The inappropriate loneliness of taking an exam – this was the second lesson. Indeed, carefully isolating students from their fellows, but also from all useful media (e.g., books, the internet), does not give a lot of ecological validity to the exam-situation. Such conditions provide excellent grades for excellent remembering, but tell little about students’ ability to retrieve and use knowledge in order to deal with novel problems. Hence, why not give people access to the knowledge they can look up outside the exam halls and assess how they use this knowledge in new contexts? Again, this is certainly something I would like myself, and all teaching staff in Psychology, to learn more about.

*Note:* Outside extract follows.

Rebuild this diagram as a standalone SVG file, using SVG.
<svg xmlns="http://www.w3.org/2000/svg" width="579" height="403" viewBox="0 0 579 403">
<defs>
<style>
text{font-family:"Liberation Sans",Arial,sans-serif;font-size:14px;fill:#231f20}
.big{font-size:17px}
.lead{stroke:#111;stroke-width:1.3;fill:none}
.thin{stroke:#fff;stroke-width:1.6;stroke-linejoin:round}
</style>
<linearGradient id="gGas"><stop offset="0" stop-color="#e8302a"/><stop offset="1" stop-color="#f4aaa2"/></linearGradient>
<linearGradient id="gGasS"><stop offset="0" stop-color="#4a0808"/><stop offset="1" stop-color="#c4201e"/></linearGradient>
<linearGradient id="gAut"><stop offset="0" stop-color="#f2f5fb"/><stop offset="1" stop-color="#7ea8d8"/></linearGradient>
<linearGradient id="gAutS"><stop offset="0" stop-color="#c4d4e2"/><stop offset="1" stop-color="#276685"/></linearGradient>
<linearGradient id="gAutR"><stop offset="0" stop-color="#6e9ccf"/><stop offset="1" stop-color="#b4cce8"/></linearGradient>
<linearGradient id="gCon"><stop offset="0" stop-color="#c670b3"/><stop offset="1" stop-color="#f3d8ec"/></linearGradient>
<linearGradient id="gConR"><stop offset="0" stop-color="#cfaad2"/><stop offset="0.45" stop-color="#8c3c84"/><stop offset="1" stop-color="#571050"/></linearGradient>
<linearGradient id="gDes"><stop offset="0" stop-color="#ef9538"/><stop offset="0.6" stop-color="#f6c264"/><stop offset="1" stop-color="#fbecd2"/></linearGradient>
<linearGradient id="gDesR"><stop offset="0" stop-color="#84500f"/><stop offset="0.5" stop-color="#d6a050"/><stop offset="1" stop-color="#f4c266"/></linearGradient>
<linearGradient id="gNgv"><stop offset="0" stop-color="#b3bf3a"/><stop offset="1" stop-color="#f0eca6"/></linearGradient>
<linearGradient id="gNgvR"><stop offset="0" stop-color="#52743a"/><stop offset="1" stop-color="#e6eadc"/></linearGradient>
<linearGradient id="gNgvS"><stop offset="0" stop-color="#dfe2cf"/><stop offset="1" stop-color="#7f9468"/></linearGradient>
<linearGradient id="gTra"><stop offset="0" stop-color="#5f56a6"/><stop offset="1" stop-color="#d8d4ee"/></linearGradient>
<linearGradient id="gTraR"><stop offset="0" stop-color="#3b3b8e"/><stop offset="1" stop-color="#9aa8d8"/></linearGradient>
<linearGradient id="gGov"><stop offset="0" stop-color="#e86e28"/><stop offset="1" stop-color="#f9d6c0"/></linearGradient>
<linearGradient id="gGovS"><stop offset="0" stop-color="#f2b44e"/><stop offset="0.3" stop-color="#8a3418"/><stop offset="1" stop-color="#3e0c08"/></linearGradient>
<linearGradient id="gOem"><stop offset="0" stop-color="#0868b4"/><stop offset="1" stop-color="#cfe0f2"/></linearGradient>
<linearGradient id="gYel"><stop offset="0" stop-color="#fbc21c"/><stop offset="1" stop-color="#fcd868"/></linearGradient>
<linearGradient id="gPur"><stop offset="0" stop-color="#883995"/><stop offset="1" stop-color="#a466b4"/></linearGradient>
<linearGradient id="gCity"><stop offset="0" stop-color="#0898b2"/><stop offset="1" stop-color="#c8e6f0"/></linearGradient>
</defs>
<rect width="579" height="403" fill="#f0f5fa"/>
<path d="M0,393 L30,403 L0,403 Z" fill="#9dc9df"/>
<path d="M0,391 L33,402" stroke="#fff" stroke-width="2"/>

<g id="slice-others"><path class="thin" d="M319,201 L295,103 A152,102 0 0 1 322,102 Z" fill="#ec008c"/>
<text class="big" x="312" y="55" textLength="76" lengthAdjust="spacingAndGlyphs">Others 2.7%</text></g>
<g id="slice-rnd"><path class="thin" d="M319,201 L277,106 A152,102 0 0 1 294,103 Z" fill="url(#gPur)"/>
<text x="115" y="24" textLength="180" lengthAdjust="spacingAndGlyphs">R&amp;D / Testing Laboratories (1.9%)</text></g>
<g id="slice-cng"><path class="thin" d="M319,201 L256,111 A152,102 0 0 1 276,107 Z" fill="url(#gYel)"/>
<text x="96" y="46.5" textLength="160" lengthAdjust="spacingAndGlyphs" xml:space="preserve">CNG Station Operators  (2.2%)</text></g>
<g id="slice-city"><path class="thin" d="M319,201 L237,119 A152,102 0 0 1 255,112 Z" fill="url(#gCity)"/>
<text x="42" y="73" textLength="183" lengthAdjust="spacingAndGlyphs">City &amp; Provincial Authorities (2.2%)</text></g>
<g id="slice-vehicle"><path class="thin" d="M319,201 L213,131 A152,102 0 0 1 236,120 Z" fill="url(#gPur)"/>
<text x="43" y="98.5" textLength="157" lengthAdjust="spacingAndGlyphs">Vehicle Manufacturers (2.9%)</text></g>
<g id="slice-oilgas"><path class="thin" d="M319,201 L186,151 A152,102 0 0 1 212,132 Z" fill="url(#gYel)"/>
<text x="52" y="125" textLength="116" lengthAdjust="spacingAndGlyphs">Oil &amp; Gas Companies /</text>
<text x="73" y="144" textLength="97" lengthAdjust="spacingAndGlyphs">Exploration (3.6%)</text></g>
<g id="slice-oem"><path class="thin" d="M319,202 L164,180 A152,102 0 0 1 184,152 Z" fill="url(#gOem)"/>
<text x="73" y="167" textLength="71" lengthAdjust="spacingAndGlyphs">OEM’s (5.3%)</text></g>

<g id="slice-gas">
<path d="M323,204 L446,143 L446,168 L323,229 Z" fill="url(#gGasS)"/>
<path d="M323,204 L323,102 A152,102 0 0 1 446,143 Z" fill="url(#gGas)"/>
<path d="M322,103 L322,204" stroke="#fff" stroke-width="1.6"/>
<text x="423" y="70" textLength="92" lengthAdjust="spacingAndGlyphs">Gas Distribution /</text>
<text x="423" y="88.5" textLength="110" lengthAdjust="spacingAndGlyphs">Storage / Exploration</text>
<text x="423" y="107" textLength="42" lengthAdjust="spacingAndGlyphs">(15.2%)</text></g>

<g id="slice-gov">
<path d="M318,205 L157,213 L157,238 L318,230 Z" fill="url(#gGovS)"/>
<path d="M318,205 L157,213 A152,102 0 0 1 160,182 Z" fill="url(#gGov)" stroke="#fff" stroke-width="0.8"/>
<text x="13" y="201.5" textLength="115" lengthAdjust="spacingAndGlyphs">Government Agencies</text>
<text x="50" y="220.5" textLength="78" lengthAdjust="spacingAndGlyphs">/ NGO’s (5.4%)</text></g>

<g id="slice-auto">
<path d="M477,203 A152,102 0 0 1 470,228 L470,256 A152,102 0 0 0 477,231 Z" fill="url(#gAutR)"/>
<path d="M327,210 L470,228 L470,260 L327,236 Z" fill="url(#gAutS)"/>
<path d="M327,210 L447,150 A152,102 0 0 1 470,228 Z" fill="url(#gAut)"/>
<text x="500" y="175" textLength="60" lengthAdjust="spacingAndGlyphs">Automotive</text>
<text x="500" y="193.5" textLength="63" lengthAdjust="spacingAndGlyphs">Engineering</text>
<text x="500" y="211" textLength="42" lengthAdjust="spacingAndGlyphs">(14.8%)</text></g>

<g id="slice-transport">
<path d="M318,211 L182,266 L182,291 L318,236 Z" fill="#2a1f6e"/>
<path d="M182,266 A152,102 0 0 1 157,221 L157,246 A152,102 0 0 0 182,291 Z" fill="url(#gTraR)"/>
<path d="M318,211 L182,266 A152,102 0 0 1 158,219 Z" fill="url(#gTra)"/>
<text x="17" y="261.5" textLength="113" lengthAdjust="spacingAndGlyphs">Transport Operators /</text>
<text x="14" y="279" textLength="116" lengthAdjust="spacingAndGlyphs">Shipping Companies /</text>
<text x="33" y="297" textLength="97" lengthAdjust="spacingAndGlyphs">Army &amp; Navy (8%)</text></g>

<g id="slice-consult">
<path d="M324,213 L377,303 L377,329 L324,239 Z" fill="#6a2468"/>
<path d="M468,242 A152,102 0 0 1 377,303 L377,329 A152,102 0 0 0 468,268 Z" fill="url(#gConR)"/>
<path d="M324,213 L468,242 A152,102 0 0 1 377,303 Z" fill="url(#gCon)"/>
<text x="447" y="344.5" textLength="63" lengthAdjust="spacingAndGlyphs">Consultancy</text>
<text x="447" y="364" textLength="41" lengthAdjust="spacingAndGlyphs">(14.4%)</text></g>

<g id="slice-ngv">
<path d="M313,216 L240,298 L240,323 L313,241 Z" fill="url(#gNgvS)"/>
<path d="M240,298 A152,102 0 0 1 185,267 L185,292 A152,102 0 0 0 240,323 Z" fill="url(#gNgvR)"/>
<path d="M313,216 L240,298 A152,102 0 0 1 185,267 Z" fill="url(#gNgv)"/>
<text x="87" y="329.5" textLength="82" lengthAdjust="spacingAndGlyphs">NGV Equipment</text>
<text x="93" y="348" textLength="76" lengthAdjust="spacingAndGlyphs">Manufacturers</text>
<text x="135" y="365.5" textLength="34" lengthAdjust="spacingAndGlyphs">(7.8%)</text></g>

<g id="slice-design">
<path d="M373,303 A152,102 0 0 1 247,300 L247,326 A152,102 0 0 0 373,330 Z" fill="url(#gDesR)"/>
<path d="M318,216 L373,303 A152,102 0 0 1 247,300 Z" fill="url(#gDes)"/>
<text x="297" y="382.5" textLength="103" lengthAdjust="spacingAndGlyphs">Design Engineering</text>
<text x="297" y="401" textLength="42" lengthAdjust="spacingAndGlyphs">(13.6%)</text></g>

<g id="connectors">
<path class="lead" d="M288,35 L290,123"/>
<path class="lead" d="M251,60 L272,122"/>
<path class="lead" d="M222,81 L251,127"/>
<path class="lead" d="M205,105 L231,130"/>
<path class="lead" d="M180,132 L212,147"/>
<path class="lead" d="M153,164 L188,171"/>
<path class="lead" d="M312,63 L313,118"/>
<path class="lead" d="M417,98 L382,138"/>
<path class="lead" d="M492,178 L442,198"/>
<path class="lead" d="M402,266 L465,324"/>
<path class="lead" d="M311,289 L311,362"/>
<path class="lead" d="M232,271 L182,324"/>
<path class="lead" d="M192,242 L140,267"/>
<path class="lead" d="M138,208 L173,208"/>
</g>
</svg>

Relatedly, Mazur presented examples of how team work can become an integral part of assessment. In his classes, only 50% of the grade is determined by individual performance, and the other 50% by performance on team level. Team-level performance is made especially engaging by creative grading forms and a sophisticated system of (changing) team composition to avoid systematic differences in within-team social and intellectual competence. I must say, I was impressed by the videotaped examples showing that exams in small teams may provide both fun and continuous learning.
Yet, at this point, I also heard some protest from my pragmatic self: Are we allowed to do such form of grading? May students sue us because they think they ended up in a ‘wrong team’? Is such procedure in line with the Bologna-rules that our ministers of Education agreed upon? And what is doable and manageable with a limited number of lecture rooms and large groups of students rather than a small elite cohort from Harvard University? – I am not sure, but will check. Yet, Mazur’s lecture inspired me to consider such options and try to do whatever we can within our legal and contextual limits in order to make our assessment an integral part of our students’ learning.